# Data segment:
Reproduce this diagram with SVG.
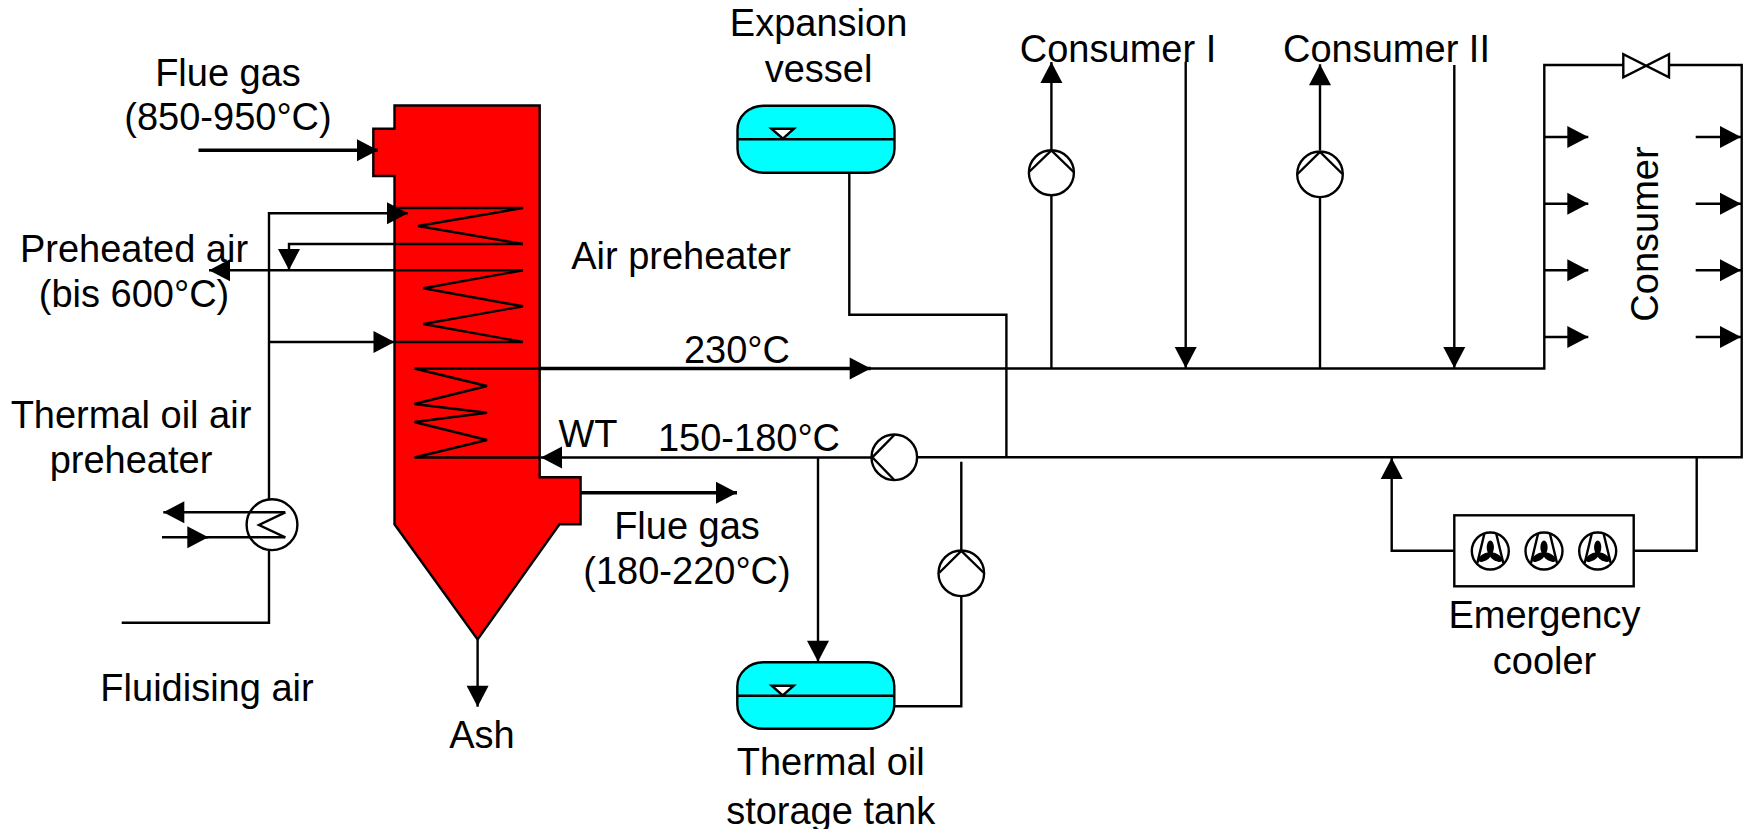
<svg xmlns="http://www.w3.org/2000/svg" xmlns:xlink="http://www.w3.org/1999/xlink" width="1746" height="829" viewBox="0 0 1746 829">
<style>
.l{fill:none;stroke:#000;stroke-width:2.4;stroke-linejoin:miter}
.a{marker-end:url(#ah)}
.t{stroke-width:3.6}
.s{fill:#000;stroke:none}
.v{fill:#0ff;stroke:#000;stroke-width:2.4}
.w{fill:#fff;stroke:#000;stroke-width:2.4}
text{font-family:"Liberation Sans",Arial,sans-serif;font-size:38px;fill:#000;text-anchor:middle}
</style>
<defs>
<marker id="ah" markerUnits="userSpaceOnUse" markerWidth="22" markerHeight="22" refX="21" refY="11" orient="auto" overflow="visible"><path d="M0,0L21,11L0,22Z" fill="#000"/></marker>
<g id="fan">
<circle r="18.5" class="w"/>
<path class="l" d="M-13,12L-6,-17M13,12L6,-17"/>
<g class="s" transform="translate(0,3)">
<ellipse cx="0" cy="-6.5" rx="3.6" ry="7"/>
<ellipse cx="0" cy="-6.5" rx="3.6" ry="7" transform="rotate(120)"/>
<ellipse cx="0" cy="-6.5" rx="3.6" ry="7" transform="rotate(240)"/>
</g>
</g>
</defs>
<rect width="1746" height="829" fill="#fff"/>

<g id="boiler">
<path fill="#f00" stroke="#000" stroke-width="2.4" d="M394.5,105.5H539.7V477.3H580.6V524.3H559.5L477.6,639.5L394.5,524.3V176H373.3V128.7H394.5Z"/>
<path class="l" d="M394.5,208H523L418,226L523,244"/>
<path class="l" d="M523,270.3L423.5,288.3L523,306.3L423.5,324L523,342H394.5"/>
<path class="l" d="M539.7,368.5H414.4L487,386L414.4,404L487,412.7L414.4,422L487,440L414.4,457.5H539.7"/>
</g>

<g id="connectors">
<path class="l t a" d="M198.5,150.3H378"/>
<path class="l a" d="M523,244H289V270"/>
<path class="l a" d="M269,342V213.3H408"/>
<path class="l a" d="M523,270.3H209"/>
<path class="l a" d="M269,342H394.5"/>
<path class="l" d="M121.7,622.7H269V550M269,499.5V342"/>
<path class="l a" d="M477.6,639.5V706.7"/>
<path class="l t a" d="M580.6,492.7H737"/>
<path class="l t a" d="M539.7,368.5H870.7"/>
<path class="l" d="M870,368.5H1544.3V65H1623.3M1669,65H1741.7V457.3H917"/>
<path class="l a" d="M871,457.5H541"/>
<path class="l" d="M849.3,172.7V314.7H1006.4V457.3"/>
<path class="l a" d="M1051.4,195V62"/>
<path class="l" d="M1051.4,368.5V195"/>
<path class="l a" d="M1185.7,61.7V368"/>
<path class="l a" d="M1320,150V64.3"/>
<path class="l" d="M1320,368.5V197"/>
<path class="l a" d="M1454.3,65V368"/>
<path class="l a" d="M1544.3,137H1588.3"/>
<path class="l a" d="M1544.3,203.7H1588.3"/>
<path class="l a" d="M1544.3,270.3H1588.3"/>
<path class="l a" d="M1544.3,337H1588.3"/>
<path class="l a" d="M1695.7,137H1741"/>
<path class="l a" d="M1695.7,203.7H1741"/>
<path class="l a" d="M1695.7,270.3H1741"/>
<path class="l a" d="M1695.7,337H1741"/>
<path class="l a" d="M818,457.3V661.7"/>
<path class="l" d="M894.3,706.3H961.3V596M961.3,551V461.7"/>
<path class="l a" d="M1454.3,550.7H1391.7V458"/>
<path class="l" d="M1633.7,550.7H1696.7V457.3"/>
<path class="l a" d="M285.3,512.3H163.3"/>
<path class="l a" d="M162,537.3H208.3"/>
<path class="l" d="M205,537.3H285.3"/>
</g>

<g id="air-heat-exchanger">
<circle cx="272" cy="524.7" r="25.4" fill="none" stroke="#000" stroke-width="2.4"/>
<path class="l" d="M285.3,512.3L259,525L285.3,537.3"/>
</g>
<g id="expansion-vessel">
<rect x="737.5" y="105.7" width="157" height="67" rx="26" ry="24" class="v"/>
<path class="l" d="M737.5,139.3H894.5"/>
<path class="w" d="M771.4,128.7H794L782.9,138.7Z"/>
</g>
<g id="storage-tank">
<rect x="737.3" y="662.3" width="157" height="66.5" rx="26" ry="24" class="v"/>
<path class="l" d="M737.3,695.7H894.3"/>
<path class="w" d="M771.7,685.7H793.7L782.7,695.5Z"/>
</g>
<g id="pump-1"><circle cx="1051.4" cy="172.7" r="22.5" class="w"/><path class="l" d="M1029,172L1051.4,150.5L1073.6,172"/></g>
<g id="pump-2"><circle cx="1320" cy="174.3" r="22.8" class="w"/><path class="l" d="M1297.5,174L1320,152L1342.5,174"/></g>
<g id="pump-3"><circle cx="961.3" cy="573.3" r="22.8" class="w"/><path class="l" d="M939,573L961.3,551L984,573"/></g>
<g id="pump-4"><circle cx="894.3" cy="457.3" r="22.8" class="w"/><path class="l" d="M894.3,435L872.3,457.3L894.3,480"/></g>
<g id="valve"><path class="w" d="M1623.3,54.3V77.3L1669,54.3V77.3Z"/></g>
<g id="emergency-cooler">
<rect x="1454.3" y="515.3" width="179.4" height="71" class="w"/>
<use xlink:href="#fan" href="#fan" x="1490.3" y="551"/>
<use xlink:href="#fan" href="#fan" x="1544" y="551"/>
<use xlink:href="#fan" href="#fan" x="1597.7" y="551"/>
</g>

<g id="labels">
<text x="228" y="86">Flue gas</text>
<text x="228" y="130">(850-950°C)</text>
<text x="134" y="262">Preheated air</text>
<text x="134" y="306.7">(bis 600°C)</text>
<text x="131" y="428.3">Thermal oil air</text>
<text x="131" y="473">preheater</text>
<text x="681" y="269">Air preheater</text>
<text x="737" y="362.7">230°C</text>
<text x="588" y="446.7">WT</text>
<text x="749" y="450.7">150-180°C</text>
<text x="687" y="539.3">Flue gas</text>
<text x="687" y="584">(180-220°C)</text>
<text x="207" y="700.7">Fluidising air</text>
<text x="482" y="748">Ash</text>
<text x="818.6" y="36">Expansion</text>
<text x="818.6" y="81.7">vessel</text>
<text x="1118" y="61.7">Consumer I</text>
<text x="1386.5" y="61.7">Consumer II</text>
<text x="830.7" y="775">Thermal oil</text>
<text x="830.7" y="824">storage tank</text>
<text x="1544.5" y="628">Emergency</text>
<text x="1544.5" y="674">cooler</text>
<text transform="translate(1658,234) rotate(-90)">Consumer</text>
</g>
</svg>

# Goal of the exercise:
Leave out the pictures and reproduce the rest of the listing exactly.

# Response to this task:
Reproduce this diagram with SVG.
<svg xmlns="http://www.w3.org/2000/svg" xmlns:xlink="http://www.w3.org/1999/xlink" width="1746" height="829" viewBox="0 0 1746 829">
<style>
.l{fill:none;stroke:#000;stroke-width:2.4;stroke-linejoin:miter}
.a{marker-end:url(#ah)}
.t{stroke-width:3.6}
.s{fill:#000;stroke:none}
.v{fill:#0ff;stroke:#000;stroke-width:2.4}
.w{fill:#fff;stroke:#000;stroke-width:2.4}
text{font-family:"Liberation Sans",Arial,sans-serif;font-size:38px;fill:#000;text-anchor:middle}
</style>
<defs>
<marker id="ah" markerUnits="userSpaceOnUse" markerWidth="22" markerHeight="22" refX="21" refY="11" orient="auto" overflow="visible"><path d="M0,0L21,11L0,22Z" fill="#000"/></marker>
<g id="fan">
<circle r="18.5" class="w"/>
<path class="l" d="M-13,12L-6,-17M13,12L6,-17"/>
<g class="s" transform="translate(0,3)">
<ellipse cx="0" cy="-6.5" rx="3.6" ry="7"/>
<ellipse cx="0" cy="-6.5" rx="3.6" ry="7" transform="rotate(120)"/>
<ellipse cx="0" cy="-6.5" rx="3.6" ry="7" transform="rotate(240)"/>
</g>
</g>
</defs>
<rect width="1746" height="829" fill="#fff"/>

<g id="boiler">
<path fill="#f00" stroke="#000" stroke-width="2.4" d="M394.5,105.5H539.7V477.3H580.6V524.3H559.5L477.6,639.5L394.5,524.3V176H373.3V128.7H394.5Z"/>
<path class="l" d="M394.5,208H523L418,226L523,244"/>
<path class="l" d="M523,270.3L423.5,288.3L523,306.3L423.5,324L523,342H394.5"/>
<path class="l" d="M539.7,368.5H414.4L487,386L414.4,404L487,412.7L414.4,422L487,440L414.4,457.5H539.7"/>
</g>

<g id="connectors">
<path class="l t a" d="M198.5,150.3H378"/>
<path class="l a" d="M523,244H289V270"/>
<path class="l a" d="M269,342V213.3H408"/>
<path class="l a" d="M523,270.3H209"/>
<path class="l a" d="M269,342H394.5"/>
<path class="l" d="M121.7,622.7H269V550M269,499.5V342"/>
<path class="l a" d="M477.6,639.5V706.7"/>
<path class="l t a" d="M580.6,492.7H737"/>
<path class="l t a" d="M539.7,368.5H870.7"/>
<path class="l" d="M870,368.5H1544.3V65H1623.3M1669,65H1741.7V457.3H917"/>
<path class="l a" d="M871,457.5H541"/>
<path class="l" d="M849.3,172.7V314.7H1006.4V457.3"/>
<path class="l a" d="M1051.4,195V62"/>
<path class="l" d="M1051.4,368.5V195"/>
<path class="l a" d="M1185.7,61.7V368"/>
<path class="l a" d="M1320,150V64.3"/>
<path class="l" d="M1320,368.5V197"/>
<path class="l a" d="M1454.3,65V368"/>
<path class="l a" d="M1544.3,137H1588.3"/>
<path class="l a" d="M1544.3,203.7H1588.3"/>
<path class="l a" d="M1544.3,270.3H1588.3"/>
<path class="l a" d="M1544.3,337H1588.3"/>
<path class="l a" d="M1695.7,137H1741"/>
<path class="l a" d="M1695.7,203.7H1741"/>
<path class="l a" d="M1695.7,270.3H1741"/>
<path class="l a" d="M1695.7,337H1741"/>
<path class="l a" d="M818,457.3V661.7"/>
<path class="l" d="M894.3,706.3H961.3V596M961.3,551V461.7"/>
<path class="l a" d="M1454.3,550.7H1391.7V458"/>
<path class="l" d="M1633.7,550.7H1696.7V457.3"/>
<path class="l a" d="M285.3,512.3H163.3"/>
<path class="l a" d="M162,537.3H208.3"/>
<path class="l" d="M205,537.3H285.3"/>
</g>

<g id="air-heat-exchanger">
<circle cx="272" cy="524.7" r="25.4" fill="none" stroke="#000" stroke-width="2.4"/>
<path class="l" d="M285.3,512.3L259,525L285.3,537.3"/>
</g>
<g id="expansion-vessel">
<rect x="737.5" y="105.7" width="157" height="67" rx="26" ry="24" class="v"/>
<path class="l" d="M737.5,139.3H894.5"/>
<path class="w" d="M771.4,128.7H794L782.9,138.7Z"/>
</g>
<g id="storage-tank">
<rect x="737.3" y="662.3" width="157" height="66.5" rx="26" ry="24" class="v"/>
<path class="l" d="M737.3,695.7H894.3"/>
<path class="w" d="M771.7,685.7H793.7L782.7,695.5Z"/>
</g>
<g id="pump-1"><circle cx="1051.4" cy="172.7" r="22.5" class="w"/><path class="l" d="M1029,172L1051.4,150.5L1073.6,172"/></g>
<g id="pump-2"><circle cx="1320" cy="174.3" r="22.8" class="w"/><path class="l" d="M1297.5,174L1320,152L1342.5,174"/></g>
<g id="pump-3"><circle cx="961.3" cy="573.3" r="22.8" class="w"/><path class="l" d="M939,573L961.3,551L984,573"/></g>
<g id="pump-4"><circle cx="894.3" cy="457.3" r="22.8" class="w"/><path class="l" d="M894.3,435L872.3,457.3L894.3,480"/></g>
<g id="valve"><path class="w" d="M1623.3,54.3V77.3L1669,54.3V77.3Z"/></g>
<g id="emergency-cooler">
<rect x="1454.3" y="515.3" width="179.4" height="71" class="w"/>
<use xlink:href="#fan" href="#fan" x="1490.3" y="551"/>
<use xlink:href="#fan" href="#fan" x="1544" y="551"/>
<use xlink:href="#fan" href="#fan" x="1597.7" y="551"/>
</g>

<g id="labels">
<text x="228" y="86">Flue gas</text>
<text x="228" y="130">(850-950°C)</text>
<text x="134" y="262">Preheated air</text>
<text x="134" y="306.7">(bis 600°C)</text>
<text x="131" y="428.3">Thermal oil air</text>
<text x="131" y="473">preheater</text>
<text x="681" y="269">Air preheater</text>
<text x="737" y="362.7">230°C</text>
<text x="588" y="446.7">WT</text>
<text x="749" y="450.7">150-180°C</text>
<text x="687" y="539.3">Flue gas</text>
<text x="687" y="584">(180-220°C)</text>
<text x="207" y="700.7">Fluidising air</text>
<text x="482" y="748">Ash</text>
<text x="818.6" y="36">Expansion</text>
<text x="818.6" y="81.7">vessel</text>
<text x="1118" y="61.7">Consumer I</text>
<text x="1386.5" y="61.7">Consumer II</text>
<text x="830.7" y="775">Thermal oil</text>
<text x="830.7" y="824">storage tank</text>
<text x="1544.5" y="628">Emergency</text>
<text x="1544.5" y="674">cooler</text>
<text transform="translate(1658,234) rotate(-90)">Consumer</text>
</g>
</svg>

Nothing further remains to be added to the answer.